■ **Information shown**
=======

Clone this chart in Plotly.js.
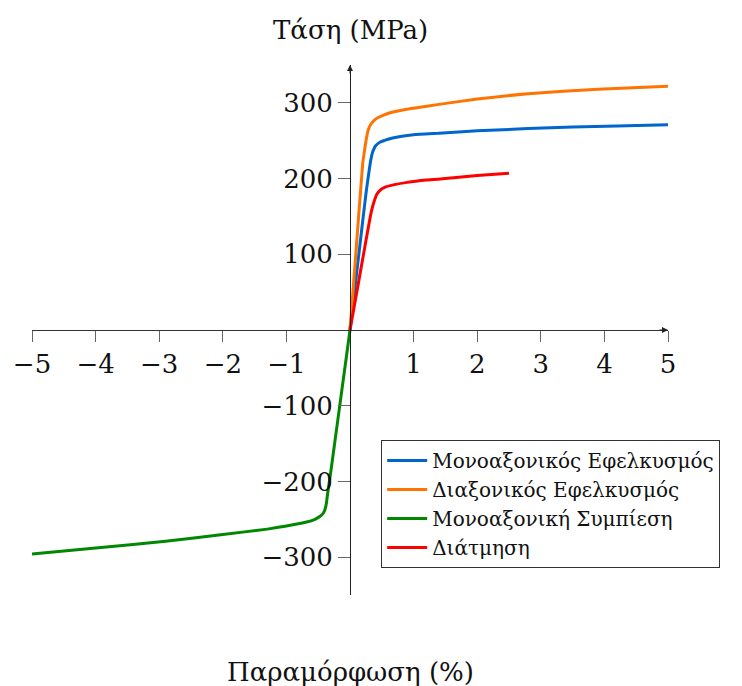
<!DOCTYPE html>
<html>
<head>
<meta charset="utf-8">
<script src="https://cdn.plot.ly/plotly-3.0.1.min.js"></script>
<style>html,body{margin:0;padding:0;background:#fff;}#chart{width:742px;height:686px;}</style>
</head>
<body>
<div id="chart"></div>
<script>
// Series names
const seriesNames = ["Μονοαξονικός Εφελκυσμός", "Διαξονικός Εφελκυσμός", "Μονοαξονική Συμπίεση", "Διάτμηση"];

// Uniaxial tension
const uniTensionStrain = [0, 0.1, 0.2, 0.26, 0.3, 0.33, 0.36, 0.4, 0.47, 0.6, 0.75, 1.0, 1.4, 2.0, 2.8, 3.5, 4.2, 5.0];
const uniTensionStress = [0, 72, 144, 186, 210, 226, 236, 243, 248, 252, 255, 258, 260, 263, 266, 268, 269.5, 271];

// Biaxial tension
const biTensionStrain = [0, 0.1, 0.2, 0.23, 0.26, 0.29, 0.33, 0.38, 0.45, 0.63, 0.85, 1.0, 1.4, 2.0, 2.8, 3.9, 5.0];
const biTensionStress = [0, 110, 220, 238, 254, 265, 272, 277, 281, 287, 291, 293, 298, 305, 312, 318, 322];

// Uniaxial compression
const uniCompStrain = [0, -0.1, -0.2, -0.3, -0.35, -0.37, -0.39, -0.42, -0.47, -0.55, -0.7, -1.0, -1.3, -2.0, -2.9, -4.0, -5.0];
const uniCompStress = [0, -62, -124, -186, -215, -228, -236, -242, -246, -250, -254, -259, -263, -270, -279, -288, -296];

// Shear
const shearStrain = [0, 0.1, 0.2, 0.3, 0.34, 0.38, 0.42, 0.48, 0.56, 0.7, 0.9, 1.2, 1.5, 2.0, 2.5];
const shearStress = [0, 47, 94, 141, 158, 170, 179, 185, 189, 192, 195, 198, 200, 204, 207];

// Ticks
const xTicks = [-5, -4, -3, -2, -1, 1, 2, 3, 4, 5];
const yTicks = [-300, -200, -100, 100, 200, 300];

const xTitle = "Παραμόρφωση (%)";
const yTitle = "Τάση (MPa)";

const colors = ["#0066cc", "#ff7300", "#008800", "#ff0000"];
const xs = [uniTensionStrain, biTensionStrain, uniCompStrain, shearStrain];
const ys = [uniTensionStress, biTensionStress, uniCompStress, shearStress];

const font = "DejaVu Serif, Liberation Serif, serif";

const traces = seriesNames.map((n, i) => ({
  x: xs[i], y: ys[i], name: n, type: "scatter", mode: "lines",
  line: {color: colors[i], width: 3, shape: "spline", smoothing: 0.5},
  cliponaxis: false
}));

const layout = {
  width: 742, height: 686,
  margin: {l: 32, r: 74, t: 65, b: 91},
  paper_bgcolor: "#fff", plot_bgcolor: "#fff",
  font: {family: font, size: 26, color: "#111"},
  showlegend: true,
  legend: {
    x: 0.549, y: 0.2925, xanchor: "left", yanchor: "top",
    bordercolor: "#333", borderwidth: 1, bgcolor: "#fff",
    font: {family: font, size: 20, color: "#111"},
    itemwidth: 40, tracegroupgap: 0
  },
  xaxis: {
    range: [-5, 5], anchor: "free", position: 0.5,
    showgrid: false, zeroline: false, showline: true, linecolor: "#333", linewidth: 1,
    tickmode: "array", tickvals: xTicks, ticks: "outside", ticklen: 11, tickcolor: "#666", tickwidth: 1,
    tickfont: {family: font, size: 26, color: "#111"}
  },
  yaxis: {
    range: [-350, 350], anchor: "free", position: 0.5,
    showgrid: false, zeroline: false, showline: true, linecolor: "#222", linewidth: 1,
    tickmode: "array", tickvals: yTicks, ticks: "outside", ticklen: 12, tickcolor: "#666", tickwidth: 1,
    tickfont: {family: font, size: 26, color: "#111"}
  },
  annotations: [
    {xref: "x", yref: "y", x: 0, y: 350, ax: 0, ay: 10, showarrow: true, arrowhead: 2, arrowsize: 1.2, arrowwidth: 1, arrowcolor: "#222", text: ""},
    {xref: "x", yref: "y", x: 5, y: 0, ax: -10, ay: 0, showarrow: true, arrowhead: 2, arrowsize: 1.2, arrowwidth: 1, arrowcolor: "#222", text: ""},
    {xref: "paper", yref: "paper", x: 0.5, y: 1, yshift: 35, xanchor: "center", yanchor: "middle", showarrow: false, text: yTitle, font: {family: font, size: 26, color: "#111"}},
    {xref: "paper", yref: "paper", x: 0.5, y: 0, yshift: -77, xanchor: "center", yanchor: "middle", showarrow: false, text: xTitle, font: {family: font, size: 26, color: "#111"}}
  ]
};

Plotly.newPlot("chart", traces, layout, {displayModeBar: false, staticPlot: true});
</script>
</body>
</html>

=======

■ **Goal of the exercise**
Ignore the images and quote every line of the listing exactly.

■ **Response to the task**
Clone this chart in Plotly.js.
<!DOCTYPE html>
<html>
<head>
<meta charset="utf-8">
<script src="https://cdn.plot.ly/plotly-3.0.1.min.js"></script>
<style>html,body{margin:0;padding:0;background:#fff;}#chart{width:742px;height:686px;}</style>
</head>
<body>
<div id="chart"></div>
<script>
// Series names
const seriesNames = ["Μονοαξονικός Εφελκυσμός", "Διαξονικός Εφελκυσμός", "Μονοαξονική Συμπίεση", "Διάτμηση"];

// Uniaxial tension
const uniTensionStrain = [0, 0.1, 0.2, 0.26, 0.3, 0.33, 0.36, 0.4, 0.47, 0.6, 0.75, 1.0, 1.4, 2.0, 2.8, 3.5, 4.2, 5.0];
const uniTensionStress = [0, 72, 144, 186, 210, 226, 236, 243, 248, 252, 255, 258, 260, 263, 266, 268, 269.5, 271];

// Biaxial tension
const biTensionStrain = [0, 0.1, 0.2, 0.23, 0.26, 0.29, 0.33, 0.38, 0.45, 0.63, 0.85, 1.0, 1.4, 2.0, 2.8, 3.9, 5.0];
const biTensionStress = [0, 110, 220, 238, 254, 265, 272, 277, 281, 287, 291, 293, 298, 305, 312, 318, 322];

// Uniaxial compression
const uniCompStrain = [0, -0.1, -0.2, -0.3, -0.35, -0.37, -0.39, -0.42, -0.47, -0.55, -0.7, -1.0, -1.3, -2.0, -2.9, -4.0, -5.0];
const uniCompStress = [0, -62, -124, -186, -215, -228, -236, -242, -246, -250, -254, -259, -263, -270, -279, -288, -296];

// Shear
const shearStrain = [0, 0.1, 0.2, 0.3, 0.34, 0.38, 0.42, 0.48, 0.56, 0.7, 0.9, 1.2, 1.5, 2.0, 2.5];
const shearStress = [0, 47, 94, 141, 158, 170, 179, 185, 189, 192, 195, 198, 200, 204, 207];

// Ticks
const xTicks = [-5, -4, -3, -2, -1, 1, 2, 3, 4, 5];
const yTicks = [-300, -200, -100, 100, 200, 300];

const xTitle = "Παραμόρφωση (%)";
const yTitle = "Τάση (MPa)";

const colors = ["#0066cc", "#ff7300", "#008800", "#ff0000"];
const xs = [uniTensionStrain, biTensionStrain, uniCompStrain, shearStrain];
const ys = [uniTensionStress, biTensionStress, uniCompStress, shearStress];

const font = "DejaVu Serif, Liberation Serif, serif";

const traces = seriesNames.map((n, i) => ({
  x: xs[i], y: ys[i], name: n, type: "scatter", mode: "lines",
  line: {color: colors[i], width: 3, shape: "spline", smoothing: 0.5},
  cliponaxis: false
}));

const layout = {
  width: 742, height: 686,
  margin: {l: 32, r: 74, t: 65, b: 91},
  paper_bgcolor: "#fff", plot_bgcolor: "#fff",
  font: {family: font, size: 26, color: "#111"},
  showlegend: true,
  legend: {
    x: 0.549, y: 0.2925, xanchor: "left", yanchor: "top",
    bordercolor: "#333", borderwidth: 1, bgcolor: "#fff",
    font: {family: font, size: 20, color: "#111"},
    itemwidth: 40, tracegroupgap: 0
  },
  xaxis: {
    range: [-5, 5], anchor: "free", position: 0.5,
    showgrid: false, zeroline: false, showline: true, linecolor: "#333", linewidth: 1,
    tickmode: "array", tickvals: xTicks, ticks: "outside", ticklen: 11, tickcolor: "#666", tickwidth: 1,
    tickfont: {family: font, size: 26, color: "#111"}
  },
  yaxis: {
    range: [-350, 350], anchor: "free", position: 0.5,
    showgrid: false, zeroline: false, showline: true, linecolor: "#222", linewidth: 1,
    tickmode: "array", tickvals: yTicks, ticks: "outside", ticklen: 12, tickcolor: "#666", tickwidth: 1,
    tickfont: {family: font, size: 26, color: "#111"}
  },
  annotations: [
    {xref: "x", yref: "y", x: 0, y: 350, ax: 0, ay: 10, showarrow: true, arrowhead: 2, arrowsize: 1.2, arrowwidth: 1, arrowcolor: "#222", text: ""},
    {xref: "x", yref: "y", x: 5, y: 0, ax: -10, ay: 0, showarrow: true, arrowhead: 2, arrowsize: 1.2, arrowwidth: 1, arrowcolor: "#222", text: ""},
    {xref: "paper", yref: "paper", x: 0.5, y: 1, yshift: 35, xanchor: "center", yanchor: "middle", showarrow: false, text: yTitle, font: {family: font, size: 26, color: "#111"}},
    {xref: "paper", yref: "paper", x: 0.5, y: 0, yshift: -77, xanchor: "center", yanchor: "middle", showarrow: false, text: xTitle, font: {family: font, size: 26, color: "#111"}}
  ]
};

Plotly.newPlot("chart", traces, layout, {displayModeBar: false, staticPlot: true});
</script>
</body>
</html>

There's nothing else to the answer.